Played by actor Aubrey Plaza, one of the characters in the show is a troublemaker who often tries to encourage David to act on impulse. We could say that this character represents what Freud described as the Id. This is the primitive part of our mind whose aim is to fulfill our needs, desires and physical demands, sort of like the devil on your shoulder. This character fights with David’s moral mind (the superego) to have David do things that feel good to him. This sometimes takes the form of acting violently or using substances. We all have the voice that says, “Charge it to your credit card” or, “Just hit him;” however, we often have another voice that says, “I should save money,” and, “You shouldn’t hit people”. If there isn’t a healthy equilibrium amongst these voices then one may feel too much guilt about their wishes or desires, or too little control of their impulses. In David’s case, this is exactly what happens. When the Id character’s voice becomes more powerful and domineering, the show begins to go south and David begins to lose control of his impulses. This internal conflict persists throughout the show and is one that his team eventually needs to help him overcome.
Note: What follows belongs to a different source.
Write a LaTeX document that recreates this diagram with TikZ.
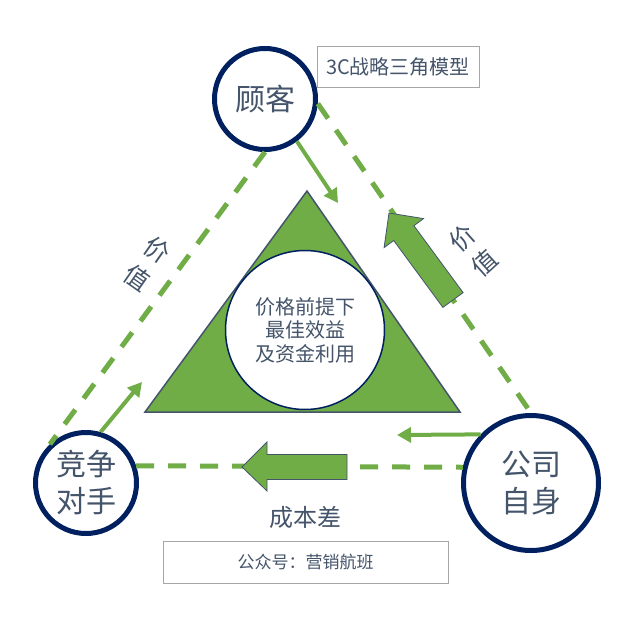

We can all connect with David’s experiences in the show because David’s struggles feel very familiar to us. We all have experienced not wanting to know certain things about ourselves or our experiences, or have been confronted with certain realities that require us to either make a difficult adjustment or live in some sort of denial. I think that’s why this show is so special, because we are constantly having a similar struggle to some extent. Whether it be a conflict between wanting attention and hating attention, or wanting to get some work done and wanting to watch more Legion. We all experience conflict on a daily basis. It is easy to like David because we are David.